Великорусских людей имперские администраторы верстали в казаки с явной неохотой: сделать хорошего кавалериста из вчерашнего пахаря-крестьянина было невозможно, но зато вольнолюбивого духа от славянина-казака славянин-великорус мог набраться быстро. Поэтому верстались в основном представители тюркских этносов: мишаре (татары), башкиры и нагайбаки (малочисленные крещеные ногайцы).
Практика размывания этнических казаков-славян путем массового вливания в их среду приписных казаков особенно широко применялась при преемниках Петра I. Так, в Оренбургское казачье войско все тюркоязычные приписные казаки попадали сугубо административным путем: еще в 1798 году указом императора Павла I некоторую часть башкир и мишарей (татар) перевели в казачье сословие с образованием 11 башкирских и пяти мишарских кантонов.
Тогда же, видимо, в приписные казаки поверстали и нагайбаков. Известно, что в 1842 году именно нагайбаки формировали списочный состав приписных казаков третьего и пятого кантонов Оренбургского казачьего войска.
После эпохи Петра I казаки с точки зрения дореволюционного законодательства Российской империи — это не народ, а особое воинское сословие, имевшее привилегии за несение обязательной военной службы. Такая, нарочито оторванная от этнических реалий России, законодательная установка приживалась в социальной и военной практике с большим трудом. Социальные интересы и культурные традиции приписного казачества резко расходились с таковыми у этнических казаков-славян, подчас провоцируя межнациональные конфликты.
Российский политолог Ф. Садигов, рассматривая в одной из своих статей проблему государственного "оказачивания" тюркских народов, очень невысоко оценивает практические этносоциальные результаты этого процесса. "Как во времена Российской империи, так и в наши дни нагайбак на вопрос о своей национальности никогда не сказал бы, что он — казак, а ответил бы, что его народ вообще-то — нагайбэклэр, то есть нагайбаки. Полагаю, ясно, как ответили бы на этот же вопрос башкир с татарином. В отличие от них, ответ казака-славянина на вопрос о его этничности был бы однозначным: казак", — подчеркивает он.
С периода раннего Средневековья и вплоть до рубежа ХХ века замкнутое этносоциальное сообщество казаков-славян обладало очень развитой этнической спецификой. В жесткое, предельно военизированное, основанное на примате древних мужских традиций казацкое общество невозможно было добровольно вовлечь значительное число приписных казаков. Этих людей зачисляли в казаки всегда административным путем, а зачастую и против воли. Понятно, что на их этническом менталитете, обычаях и национальном самосознании принадлежность к так называемому казачьему сословию практически не сказывалась.

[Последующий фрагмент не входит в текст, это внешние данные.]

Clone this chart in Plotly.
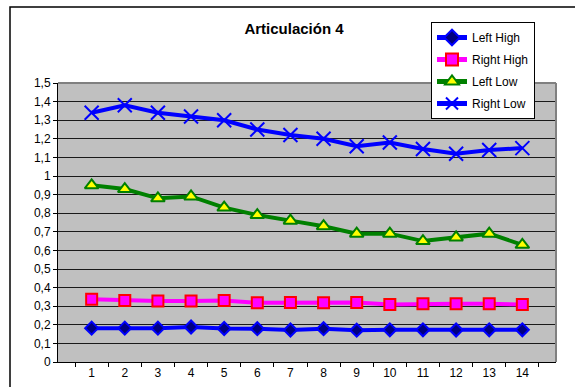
import plotly.graph_objects as go

categories = [str(i) for i in range(1, 15)]
left_high = [0.182, 0.182, 0.182, 0.188, 0.18, 0.179, 0.172, 0.179, 0.171, 0.173, 0.173, 0.172, 0.173, 0.173]
right_high = [0.338, 0.331, 0.328, 0.328, 0.331, 0.318, 0.32, 0.318, 0.32, 0.309, 0.313, 0.313, 0.313, 0.309]
left_low = [0.95, 0.93, 0.88, 0.89, 0.83, 0.79, 0.76, 0.73, 0.69, 0.69, 0.65, 0.67, 0.69, 0.63]
right_low = [1.34, 1.38, 1.34, 1.32, 1.30, 1.25, 1.22, 1.20, 1.16, 1.18, 1.145, 1.12, 1.14, 1.15]
y_ticks = [round(i * 0.1, 1) for i in range(16)]

W, H = 575, 387
L, R, T, B = 58, 19, 83, 25
pw, ph = W - L - R, H - T - B

fig = go.Figure()
fig.add_trace(go.Scatter(x=categories, y=left_high, name="Left High", mode="lines+markers",
                         legendgroup="a",
                         line=dict(color="#0000FF", width=4),
                         marker=dict(symbol="diamond", size=10, color="#000080",
                                     line=dict(color="#0000FF", width=2))))
fig.add_trace(go.Scatter(x=categories, y=right_high, name="Right High", mode="lines+markers",
                         legendgroup="b",
                         line=dict(color="#FF00FF", width=4),
                         marker=dict(symbol="square", size=11, color="#FF00FF",
                                     line=dict(color="#FF0000", width=2))))
fig.add_trace(go.Scatter(x=categories, y=left_low, name="Left Low", mode="lines+markers",
                         legendgroup="c",
                         line=dict(color="#008000", width=4),
                         marker=dict(symbol="triangle-up", size=12, color="#FFFF00",
                                     line=dict(color="#008000", width=2))))
fig.add_trace(go.Scatter(x=categories, y=right_low, name="Right Low", mode="lines+markers",
                         legendgroup="d",
                         line=dict(color="#0000FF", width=4),
                         marker=dict(symbol="x-thin", size=14, color="#0000FF",
                                     line=dict(color="#0000FF", width=2))))

# outer chart frame (cropped on right/bottom)
fx0 = (10 - L) / pw
fy1 = 1 + (T - 7) / ph
fig.add_shape(type="rect", xref="paper", yref="paper", x0=fx0, x1=1 + (R + 10) / pw,
              y0=-(B + 10) / ph, y1=fy1, line=dict(color="#000000", width=1.5), layer="below")
# plot area wall border (top/right)
fig.add_shape(type="line", xref="paper", yref="paper", x0=0, x1=1, y0=1, y1=1,
              line=dict(color="#808080", width=2))
fig.add_shape(type="line", xref="paper", yref="paper", x0=1, x1=1, y0=0, y1=1,
              line=dict(color="#808080", width=2))

fig.update_layout(
    width=W, height=H,
    margin=dict(l=L, r=R, t=T, b=B, autoexpand=False),
    paper_bgcolor="white",
    plot_bgcolor="#C0C0C0",
    separators=", ",
    font=dict(family="Liberation Sans, Arial, sans-serif", size=12, color="#000000"),
    title=dict(text="<b>Articulación 4</b>", x=294 / W, xref="container", xanchor="center",
               y=1 - 29 / H, yref="container", yanchor="middle",
               font=dict(size=15, color="#000000")),
    showlegend=True,
    legend=dict(x=(431 - L) / pw, xanchor="left", y=1 + (T - 22) / ph, yanchor="top",
                bgcolor="white", bordercolor="#000000", borderwidth=1,
                font=dict(size=12), tracegroupgap=3, traceorder="grouped",
                itemsizing="constant"),
    xaxis=dict(type="category", tickson="boundaries", ticks="outside", ticklen=4,
               tickcolor="#000000", showline=True, linecolor="#000000", linewidth=1,
               showgrid=False, zeroline=False, tickfont=dict(size=12)),
    yaxis=dict(range=[0, 1.5], tickvals=y_ticks, ticks="outside", ticklen=4,
               tickcolor="#000000", showline=True, linecolor="#000000", linewidth=1,
               showgrid=True, gridcolor="#1a1a1a", gridwidth=1, zeroline=False,
               tickfont=dict(size=12)),
)

fig.write_html("out.html", config={"displayModeBar": False},
               post_script="document.body.style.margin='0';")
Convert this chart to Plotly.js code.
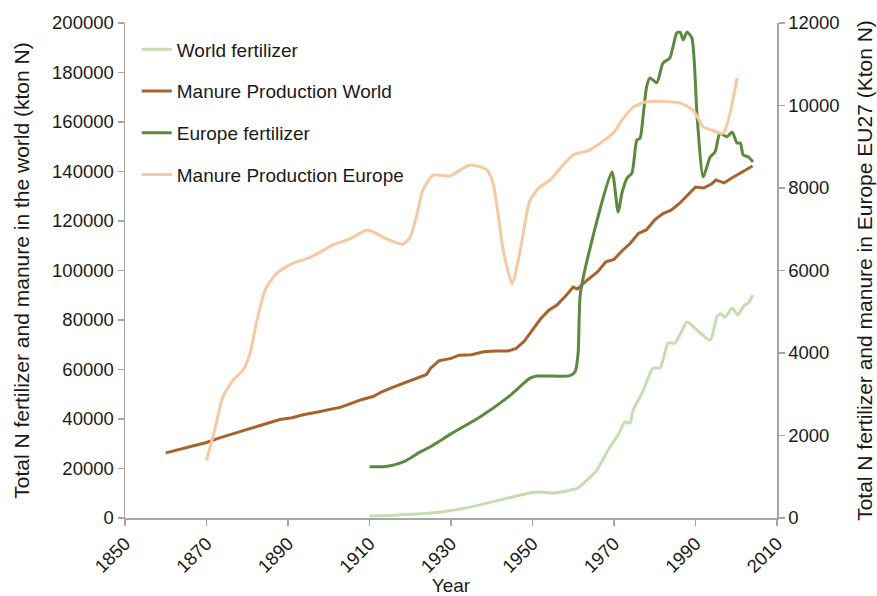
<!DOCTYPE html>
<html>
<head>
<meta charset="utf-8">
<script src="https://cdn.plot.ly/plotly-3.0.1.min.js"></script>
<style>html,body{margin:0;padding:0;background:#fff;}#chart{width:877px;height:596px;}</style>
</head>
<body>
<div id="chart"></div>
<script>
// World fertilizer (left axis, kton N)
const worldFertYears = [1910,1915,1920,1925,1930,1935,1940,1945,1950,1952,1955,1957,1960,1961,1963.4,1965.8,1969,1971,1972.7,1973.9,1974.7,1976.9,1979.6,1981.3,1983.3,1985,1987.9,1989,1993.6,1995.3,1996.2,1997.2,1999,2000.4,2001,2002.1,2003,2004.1];
const worldFertValues = [800,1000,1500,2000,3000,4500,6500,8500,10300,10500,10100,10500,11500,12000,15350,19400,28700,33500,38800,38400,43600,50500,60600,60600,70700,70700,79200,78000,71900,81500,82500,81000,84800,82000,83500,86100,87000,90100];

// Manure Production World (left axis)
const manureWorldYears = [1860,1863,1866,1870,1873,1876,1880,1884,1888,1891,1894,1897,1900,1903,1905,1908,1911,1913,1916,1919,1922,1924,1925,1927,1930,1932,1935,1938,1941,1944,1946,1948,1950,1952,1954,1956,1958,1960,1961,1963,1966,1968,1970,1972,1974,1976,1978,1980,1982,1984,1986,1988,1990,1992,1994,1995,1997,1999,2001,2004];
const manureWorldValues = [26300,27500,28700,30500,32300,33800,35800,38000,39800,40500,41800,42700,43600,44800,46000,47800,49200,51000,53000,54800,56800,58000,60500,63500,64500,65800,66000,67200,67500,67500,68500,71500,76000,80500,84000,86000,89500,93300,92500,95500,99500,103500,104500,108000,111000,115000,116500,120500,123000,124400,127000,130500,133700,133300,135000,136600,135400,137500,139500,142200];

// Europe fertilizer (right axis, Kton N)
const euroFertYears = [1910,1914,1917.5,1920,1922,1924.8,1930,1937.1,1944,1949.4,1951.1,1955,1959.2,1960.5,1961.2,1961.7,1963.6,1969.5,1971,1972,1973.2,1974.4,1975.6,1976.4,1977.2,1978,1978.8,1980.5,1982,1983.7,1985.4,1986.2,1987,1987.9,1989.1,1990.4,1991.9,1993.6,1994.8,1996,1997.7,1999,2000.2,2001,2001.7,2003,2004.1];
const euroFertValues = [1240,1250,1330,1450,1580,1720,2040,2450,2930,3390,3440,3440,3450,3560,4000,5400,6330,8390,7420,7900,8240,8360,9160,9210,9800,10450,10670,10550,11030,11150,11760,11780,11590,11780,11640,9720,8270,8750,8870,9330,9240,9360,9090,9090,8800,8750,8630];

// Manure Production Europe (right axis)
const manureEuroYears = [1870,1872,1874,1876.5,1879,1880.7,1882.4,1884.4,1887.3,1891.3,1895,1898,1901,1905,1908,1909.6,1912,1914.3,1918.2,1920,1921.5,1923.1,1925.6,1929.8,1932,1934.7,1938.8,1940.3,1941.5,1942.8,1945,1947,1949.4,1951.8,1954.3,1957,1960,1964,1969.8,1972,1974.7,1978,1982,1986.2,1989.4,1991.9,1994,1996.8,2000.2];
const manureEuroValues = [1400,2130,2930,3340,3590,4000,4800,5530,5940,6180,6300,6450,6620,6760,6920,6980,6880,6760,6640,6810,7300,7950,8310,8290,8420,8560,8440,8120,7400,6500,5680,6500,7710,8020,8190,8500,8800,8920,9330,9650,9960,10090,10100,10060,9890,9480,9400,9330,10670];

const seriesNames = ["World fertilizer","Manure Production World","Europe fertilizer","Manure Production Europe"];
const seriesColors = ["#c6ddb0","#a9622b","#5b8a3e","#f6c9a2"];

const traces = [
  {x: worldFertYears, y: worldFertValues, yaxis: "y", name: seriesNames[0], color: seriesColors[0], shape: "spline"},
  {x: manureWorldYears, y: manureWorldValues, yaxis: "y", name: seriesNames[1], color: seriesColors[1], shape: "linear"},
  {x: euroFertYears, y: euroFertValues, yaxis: "y2", name: seriesNames[2], color: seriesColors[2], shape: "spline"},
  {x: manureEuroYears, y: manureEuroValues, yaxis: "y2", name: seriesNames[3], color: seriesColors[3], shape: "spline"}
].map((t, i) => ({
  type: "scatter", mode: "lines", x: t.x, y: t.y, yaxis: t.yaxis, name: t.name,
  legendgroup: "g" + i,
  line: {color: t.color, width: 3, shape: t.shape, smoothing: 0.6}
}));

const fontFam = "Liberation Sans, Arial, Helvetica, sans-serif";
const axisCommon = {
  showline: true, linecolor: "#a6a6a6", linewidth: 1.5,
  ticks: "outside", ticklen: 6, tickcolor: "#a6a6a6", tickwidth: 1.5,
  showgrid: false, zeroline: false,
  tickfont: {family: fontFam, size: 18.5, color: "#1a1a1a"},
  automargin: false
};

const layout = {
  width: 877, height: 596,
  margin: {l: 125, r: 100, t: 23, b: 78},
  paper_bgcolor: "#fff", plot_bgcolor: "#fff",
  font: {family: fontFam, color: "#1a1a1a"},
  showlegend: true,
  legend: {
    x: 0.018, y: 0.985, xanchor: "left", yanchor: "top",
    font: {family: fontFam, size: 19, color: "#1a1a1a"},
    bgcolor: "rgba(0,0,0,0)", tracegroupgap: 14, traceorder: "grouped"
  },
  xaxis: Object.assign({}, axisCommon, {
    range: [1850, 2010], dtick: 20, tick0: 1850, tickangle: -45,
    title: {text: "Year", font: {family: fontFam, size: 19, color: "#1a1a1a"}, standoff: 15}
  }),
  yaxis: Object.assign({}, axisCommon, {
    range: [0, 200000], dtick: 20000, tickformat: "d",
    title: {text: "Total N fertilizer and manure in the world (kton N)", font: {family: fontFam, size: 21, color: "#1a1a1a"}, standoff: 16}
  }),
  yaxis2: Object.assign({}, axisCommon, {
    range: [0, 12000], dtick: 2000, tickformat: "d",
    overlaying: "y", side: "right",
    title: {text: "Total N fertilizer and manure in Europe EU27 (Kton N)", font: {family: fontFam, size: 21, color: "#1a1a1a"}, standoff: 18}
  })
};

Plotly.newPlot("chart", traces, layout, {displayModeBar: false, staticPlot: true});
</script>
</body>
</html>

С другой стороны, этнокультурная специфичность казаков, сформировавшихся на исторической традиции и этническом базисе Запорожской Сечи и Войска Донского, позволяла им в реалиях Российской империи ощущать себя своего рода "государством в государстве" — непризнанным, но оттого еще более сильным внутренними скрепами самобытным народом. Двухвековая политика целенаправленного размывания древней казацкой этничности, которую проводили имперские администраторы путем навязывания казакам чуждых им "сословности", "дворянства", "приписного казачества", оказалась в конечном счете малоэффективной.